After several weeks (maybe even months?) of agonizing about what I should do about studying music, it is finally falling into place. I don’t know how many times I have sat down here and tried to put my conflicted-ness down into words, but I felt like I couldn’t even form coherent thoughts.
I really struggle with the balance of what I want to do combined with the deep desire to spend time with my daughter while she’s young. I do feel that mothering is a valid, important job. My first priority, quite honestly. But becoming a mom doesn’t negate all the other dreams I had. On top of that, there is the military aspect.
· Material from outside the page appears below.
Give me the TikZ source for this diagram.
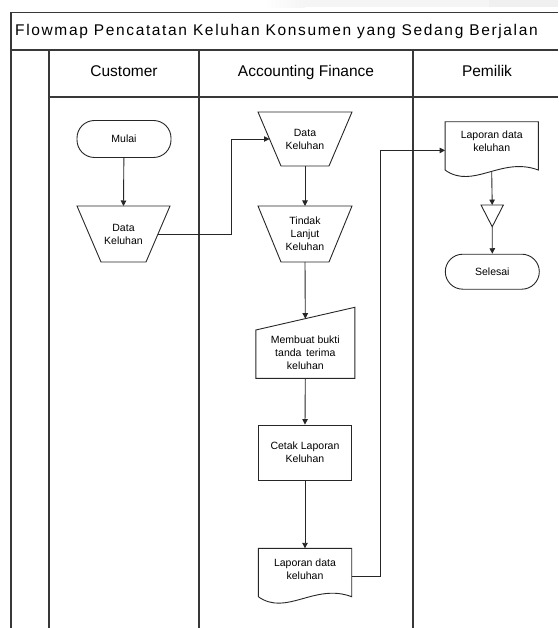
\documentclass[tikz,border=0pt]{standalone}
\usepackage{fontspec}
\setmainfont{Liberation Sans}
\newfontfamily\titlefont[LetterSpace=10.6]{Liberation Sans}
\usetikzlibrary{arrows.meta,calc}
\begin{document}
\begin{tikzpicture}[x=1pt,y=-1pt,
  lane/.style={draw=black!78, line width=1.2pt},
  shp/.style={draw=black!85, line width=0.9pt},
  arr/.style={draw=black!85, line width=0.9pt, -{Triangle[length=5.5pt,width=5.5pt]}},
  txt/.style={font=\fontsize{10.5}{13}\selectfont, align=center, inner sep=0pt},
  hdr/.style={font=\fontsize{15.5}{18}\selectfont, inner sep=0pt},
  box/.style={inner sep=0pt, outer sep=0pt},
  term/.style={shp, txt, rounded corners=17.5pt},
  proc/.style={shp, txt}
]
\useasboundingbox (0,0) rectangle (558,628);
% screenshot band at the top right
\shade[left color=white, right color=gray!8] (265,0) rectangle (305,7.5);
\fill[gray!8] (305,0) rectangle (489,7.5);
\fill[gray!12] (489,0) rectangle (558,7.5);

% swimlane frame
\draw[lane] (11,12.5) -- (558,12.5);
\draw[lane] (11,50) -- (558,50);
\draw[lane] (49,97) -- (558,97);
\draw[lane] (11,12.5) -- (11,628);
\draw[lane] (49,50) -- (49,628);
\draw[lane] (199,50) -- (199,628);
\draw[lane] (413,50) -- (413,628);

\node[anchor=base west, inner sep=0pt] (title) at (15,36)
  {\titlefont\fontsize{15.5}{18}\selectfont Flowmap Pencatatan Keluhan Konsumen yang Sedang Berjalan};
\node[hdr, anchor=base] (h1) at (124,77) {Customer};
\node[hdr, anchor=base] (h2) at (306,77) {Accounting Finance};
\node[hdr, anchor=base] (h3) at (487,77) {Pemilik};

% Customer lane
\node[term, minimum width=94pt, minimum height=37pt] (mulai) at (124,139) {Mulai};
\node[box, txt, minimum width=93pt, minimum height=56pt] (dk1) at (123.5,234) {Data\\Keluhan};
\draw[shp] (dk1.north west) -- (dk1.north east) -- ([xshift=-24pt]dk1.south east)
  -- ([xshift=24pt]dk1.south west) -- cycle;
\coordinate (dk1r) at ([xshift=-12pt]dk1.east);
\coordinate (bend1) at (231,0);

% Accounting Finance lane
\node[box, txt, minimum width=94pt, minimum height=54pt] (dk2) at (305,139) {Data\\Keluhan};
\draw[shp] (dk2.north west) -- (dk2.north east) -- ([xshift=-23pt]dk2.south east)
  -- ([xshift=23pt]dk2.south west) -- cycle;
\coordinate (dk2l) at ([xshift=11.5pt]dk2.west);

\node[box, txt, minimum width=94pt, minimum height=56pt] (tl) at (305,234) {Tindak\\Lanjut\\Keluhan};
\draw[shp] (tl.north west) -- (tl.north east) -- ([xshift=-23pt]tl.south east)
  -- ([xshift=23pt]tl.south west) -- cycle;

\node[box, minimum width=99pt, minimum height=71pt,
  label={[txt, yshift=-10pt]center:Membuat bukti\\tanda\, terima\\keluhan}] (mi) at (305.3,342.8) {};
\draw[shp] (mi.south west) -- ([yshift=-22.7pt]mi.north west) -- (mi.north east)
  -- (mi.south east) -- cycle;
\coordinate (mitop) at ([yshift=-11.35pt]mi.north);

\node[proc, minimum width=93pt, minimum height=55pt] (cetak) at (305,452.5) {Cetak Laporan\\Keluhan};

\node[box, minimum width=93.4pt, minimum height=48.4pt,
  label={[txt, yshift=3.5pt]center:Laporan data\\keluhan}] (ld2) at (305,572.5) {};
\draw[shp] (ld2.south west) -- (ld2.north west) -- (ld2.north east) -- (ld2.south east)
  .. controls ([xshift=-37pt,yshift=14pt]ld2.south east) and ([xshift=28pt,yshift=-20pt]ld2.south west)
  .. (ld2.south west);

% Pemilik lane
\node[box, minimum width=93.3pt, minimum height=48.3pt,
  label={[txt, yshift=5pt]center:Laporan data\\keluhan}] (ld1) at (491.7,145.9) {};
\draw[shp] (ld1.south west) -- (ld1.north west) -- (ld1.north east) -- (ld1.south east)
  .. controls ([xshift=-37pt,yshift=14pt]ld1.south east) and ([xshift=28pt,yshift=-20pt]ld1.south west)
  .. (ld1.south west);

\node[box, minimum width=22.3pt, minimum height=21.7pt] (tri) at (492.2,215.9) {};
\draw[shp] (tri.north west) -- (tri.north east) -- (tri.south) -- cycle;

\node[term, minimum width=94pt, minimum height=35pt] (selesai) at (492.3,271.7) {Selesai};

% connectors
\draw[arr] (mulai) -- (dk1.north);
\draw[arr] (dk1r) -| (bend1 |- dk2l) -- (dk2l);
\draw[arr] (dk2.south) -- (tl.north);
\draw[arr] (tl.south) -- (mitop);
\draw[arr] (mi.south) -- (cetak.north);
\draw[arr] (cetak.south) -- (ld2.north);
\coordinate (ld2r) at ([yshift=-4pt]ld2.east);
\coordinate (ld1l) at ([yshift=-4.5pt]ld1.west);
\coordinate (bend2) at (380,0);
\draw[arr] (ld2r) -| (bend2 |- ld1l) -- (ld1l);
\draw[arr] ([yshift=-2pt]ld1.south) -- (tri.north);
\draw[arr] (tri.south) -- (selesai.north);
\end{tikzpicture}
\end{document}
We may not live here long enough for me to complete a degree, so I wondered if it would be even worth starting. But I just couldn’t abandon the idea entirely, that felt so much like giving up on the dream. Especially after all the work and time I’ve put in with my last teacher.
My mom gave me some really good advice and I swear I’ve made it my mantra. When I couldn’t decide or felt really burdened, it helped me to tell myself that’s all I had to do was start moving in that direction. Even if it was just a small step, and then re-evaluate.
And finally today, after meeting with a member of the music faculty at the local community college, it all came together. Now, my end goal is to someday get a second bachelor’s degree in music. And of course, a community college is not as, shall we say, “sexy” as going right into a 4 year program. But as I listened to him talk about their program, and transfers and what their goals are, I realized that at long last I had the answer I’ve been looking for.
A bachelor’s program in music is very demanding, which was why I was very scared about it in the first place. I wasn’t sure that I could juggle classes and get enough time to practice and perform up to par. This community college program caters to both people who are just learning to be musicians, and people like me who are preparing for the rigors of a 4 year program. I can work on the basic things that will transfer (like theory, music history) and also continue with private lessons. While I don’t have to audition now, I will be expected to do a jury at the end of each semester, as well as attend and play in various recitals. Which makes me want to panic, but I know it has to be done. It will give me a chance to see if I can juggle it all, get better at performing, and hold up physically (if my tendinitis rears its ugly head again).
The classes coincide perfectly with the hours of the preschool that we’ll be sending the dutchkid to. And I don’t have to drive 45 minutes one way to get to the big university. The community college has a shockingly easy admission process, and they’re giving me resident tuition.
I no longer have any excuses and classes start in August. All aboard the crazy train!



WOW! That is so great. It’s amazing how the Lord provides. I’m so excited for you (and perhaps a tiny bit jealous
.
Yay yay yay! I’m so excited about this for you
It sounds perfect! Congratulations
Here’s to new beginnings!
That sounds fantastic! I’m so happy that it’s worked out this well. Sending a big mental hex sign to ward off any hint of tendinitis.
That awesome! I’m so happy for you.
Good for you! No knowledge is ever wasted. If it all becomes too much, you can always set it aside ’til a later date. You will be enriched, BA or not. There is no pressure. Just remember your technique!
I am so, so excited for you!! (and more than a tiny bit jealous) It sounds great, and you won’t regret it, of that I am sure. I am going to live vicariously through you, so make sure you give us lots of updates.
Damn, everyone else already said what I wanted to say!! So, “Ditto!!!”
Sounds great, Ellen you’ll do good. Wish I knew what I want to do other than what I am, a wife and mom.
so cool, that it’s all coming together for you.
It sounds like a great deal! I’m glad it is all falling into line perfectly….so do we get to go to your recitals?